_Written task_
Repeat the data word for word. Do not include the pictures.
◇ ◇ ◇
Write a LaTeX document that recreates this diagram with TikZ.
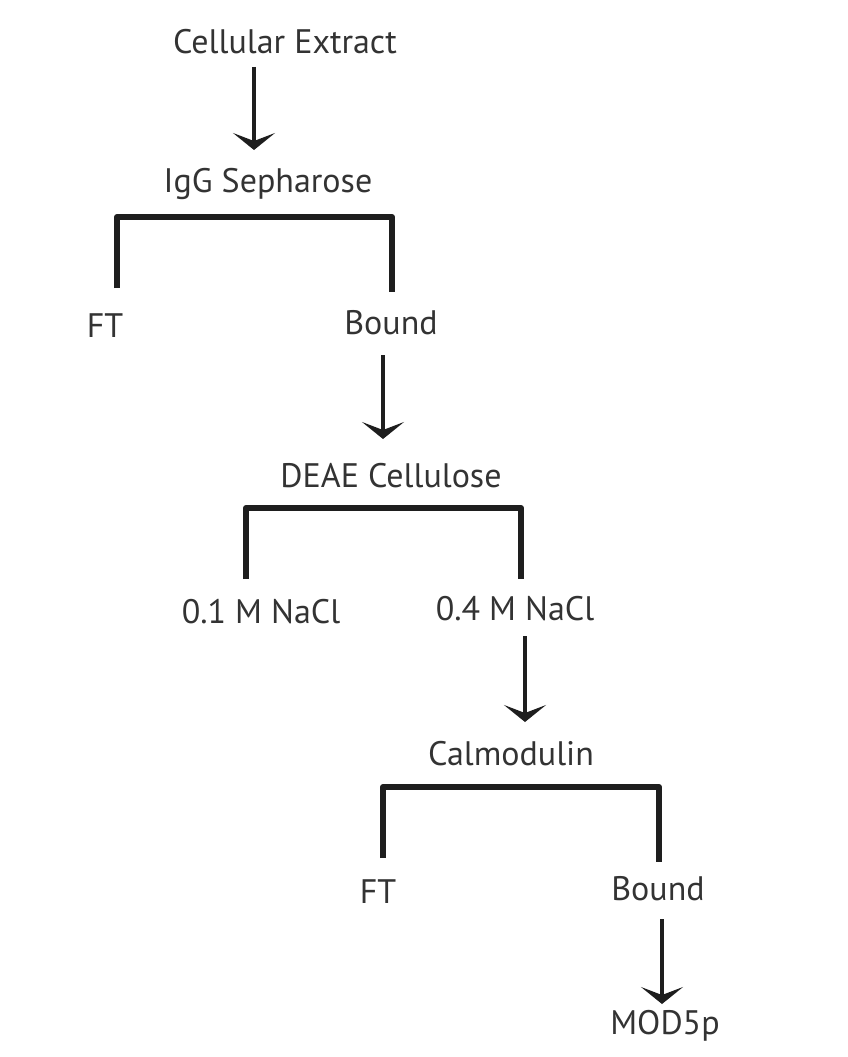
\documentclass[tikz,border=0pt]{standalone}
\usepackage{fontspec}
\setmainfont{PT Sans}
\usetikzlibrary{arrows.meta}
\definecolor{txt}{HTML}{333333}
\definecolor{ln}{HTML}{1E1E1E}
\begin{document}
\begin{tikzpicture}[x=1pt,y=-1pt,
  lbl/.style={inner sep=0pt,text=txt,font=\fontsize{34}{40}\selectfont,anchor=center},
  flow/.style={draw=ln,line width=3.5pt,-{Stealth[length=17pt,width=42pt,inset=8pt]}},
  brk/.style={draw=ln,line width=6pt,line cap=butt,line join=round}]
\useasboundingbox (0,0) rectangle (847,1057);
\node[lbl] (ce) at (285,42) {Cellular Extract};
\node[lbl] (igg) at (268,184) {IgG Sepharose};
\node[lbl] (ft1) at (105,326) {FT};
\node[lbl] (b1) at (391,323) {Bound};
\node[lbl] (deae) at (391,476) {DEAE Cellulose};
\node[lbl] (n1) at (261,612) {0.1 M NaCl};
\node[lbl] (n4) at (515,609) {0.4 M NaCl};
\node[lbl] (cal) at (511,754) {Calmodulin};
\node[lbl] (ft2) at (378,892) {FT};
\node[lbl] (b2) at (658,889) {Bound};
\node[lbl] (mod) at (665,1026) {MOD5p};
% arrows
\coordinate (a1s) at (254,67); \coordinate (a1e) at (254,150);
\draw[flow] (a1s) -- (a1e);
\coordinate (a2s) at (383,355); \coordinate (a2e) at (383,439);
\draw[flow] (a2s) -- (a2e);
\coordinate (a3s) at (525,636); \coordinate (a3e) at (525,722);
\draw[flow] (a3s) -- (a3e);
\coordinate (a4s) at (662,919); \coordinate (a4e) at (662,1004);
\draw[flow] (a4s) -- (a4e);
% brackets
\coordinate (k1l) at (117,288); \coordinate (k1r) at (392,292);
\draw[brk] (k1l) -- (117,217) -- (392,217) -- (k1r);
\coordinate (k2l) at (246,579); \coordinate (k2r) at (521,579);
\draw[brk] (k2l) -- (246,508) -- (521,508) -- (k2r);
\coordinate (k3l) at (383,858); \coordinate (k3r) at (659,862);
\draw[brk] (k3l) -- (383,787) -- (659,787) -- (k3r);
\end{tikzpicture}
\end{document}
◇ ◇ ◇
_Written answer_
Write a LaTeX document that recreates this diagram with TikZ.
\documentclass[tikz,border=0pt]{standalone}
\usepackage{fontspec}
\setmainfont{PT Sans}
\usetikzlibrary{arrows.meta}
\definecolor{txt}{HTML}{333333}
\definecolor{ln}{HTML}{1E1E1E}
\begin{document}
\begin{tikzpicture}[x=1pt,y=-1pt,
  lbl/.style={inner sep=0pt,text=txt,font=\fontsize{34}{40}\selectfont,anchor=center},
  flow/.style={draw=ln,line width=3.5pt,-{Stealth[length=17pt,width=42pt,inset=8pt]}},
  brk/.style={draw=ln,line width=6pt,line cap=butt,line join=round}]
\useasboundingbox (0,0) rectangle (847,1057);
\node[lbl] (ce) at (285,42) {Cellular Extract};
\node[lbl] (igg) at (268,184) {IgG Sepharose};
\node[lbl] (ft1) at (105,326) {FT};
\node[lbl] (b1) at (391,323) {Bound};
\node[lbl] (deae) at (391,476) {DEAE Cellulose};
\node[lbl] (n1) at (261,612) {0.1 M NaCl};
\node[lbl] (n4) at (515,609) {0.4 M NaCl};
\node[lbl] (cal) at (511,754) {Calmodulin};
\node[lbl] (ft2) at (378,892) {FT};
\node[lbl] (b2) at (658,889) {Bound};
\node[lbl] (mod) at (665,1026) {MOD5p};
% arrows
\coordinate (a1s) at (254,67); \coordinate (a1e) at (254,150);
\draw[flow] (a1s) -- (a1e);
\coordinate (a2s) at (383,355); \coordinate (a2e) at (383,439);
\draw[flow] (a2s) -- (a2e);
\coordinate (a3s) at (525,636); \coordinate (a3e) at (525,722);
\draw[flow] (a3s) -- (a3e);
\coordinate (a4s) at (662,919); \coordinate (a4e) at (662,1004);
\draw[flow] (a4s) -- (a4e);
% brackets
\coordinate (k1l) at (117,288); \coordinate (k1r) at (392,292);
\draw[brk] (k1l) -- (117,217) -- (392,217) -- (k1r);
\coordinate (k2l) at (246,579); \coordinate (k2r) at (521,579);
\draw[brk] (k2l) -- (246,508) -- (521,508) -- (k2r);
\coordinate (k3l) at (383,858); \coordinate (k3r) at (659,862);
\draw[brk] (k3l) -- (383,787) -- (659,787) -- (k3r);
\end{tikzpicture}
\end{document}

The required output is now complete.